Thou shall not explain AI models without caution Thou shall not explain AI models without caution
In many domains, it is increasingly critical to be able to explain the decisions taken by AI models. Explanations might be necessary in order to build trust in algorithms and drive high-stakes decisions. Explanations are often a legal requirement: the right to an explanation is part of the EU General Data Protection Regulation. While the need to explain AI is pressing, there are many concerns regarding the current methodological approaches that tackle this problem.
Is it a black-box model?
Everyone seems to agree that a proprietary model whose computing logic is not accessible to the user is a black box. However, there is no consensus on the categorization of AI models that have a transparent source code but are too complex for a human to go through their decision-making process in reasonable time. Typical examples of such models are random forests and deep neural networks. Some refer to these models also as black-box and some do not. For the rest of the discussion here, we will categorize them separately and call such models as “non-simulatable”. We will leave the term “black box” only for models of proprietary nature.
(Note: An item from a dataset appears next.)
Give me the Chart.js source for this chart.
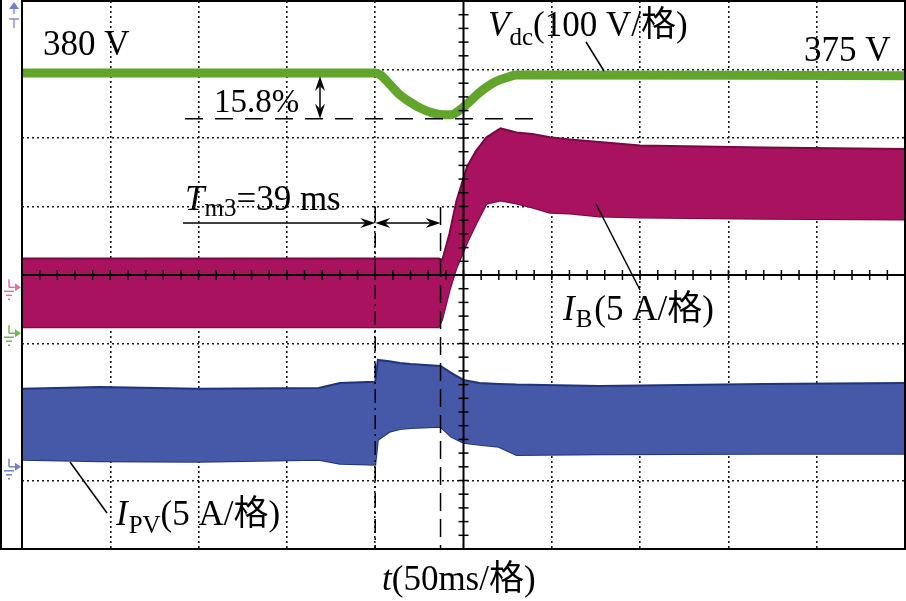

But what about decision trees or rule-based models? Well, their categorization depends on their size: If a model is fully transparent and allows for a human to follow its computation in reasonable time, we will call it a “simulatable” model. Decision trees or rule-based models of a relatively small size fall into this category. However, unwieldy rule lists or very large decision tree models will fall into the non-simulatable category.
How did we get here?
Black-box and non-simulatable models have achieved strong performance in many domains, especially for image recognition tasks and natural language processing. Behind their success, among others, there is their ability to identify patterns in data with limited feature engineering and utilization of “off-the-shelf” libraries. They have been the models of choice in many academic and commercial use cases. But how can we explain the predictions or decisions made by such models?
When an explanation is required, it is common practice to apply methodologies that analyze AI models post hoc, i.e. after the model has been trained (Figure 1). The goal is to address the lack of transparency of black-box and non-simulatable models and help:
- understand and validate the behavior of the model
- identify edge cases and anticipate potential model failures
- gain the trust of end users and internal stakeholders.
One model, several explanations
Deployed AI models in the industry typically have multiple stakeholders: developers, domain experts, regulatory entities, management and end users that could be ultimately affected by the outcome of the models.
Local vs global explanations
Explanations can be local or global. Local explanations explain one single decision or prediction. Global explanations provide insights into the behavior of the model on the overall dataset.
Developers and product owners are generally interested in the global behavior of the model. Users are generally interested in understanding the decision made on their specific case. A local explanation typically differs from a global one due to inherent averaging effects present in the global explanation.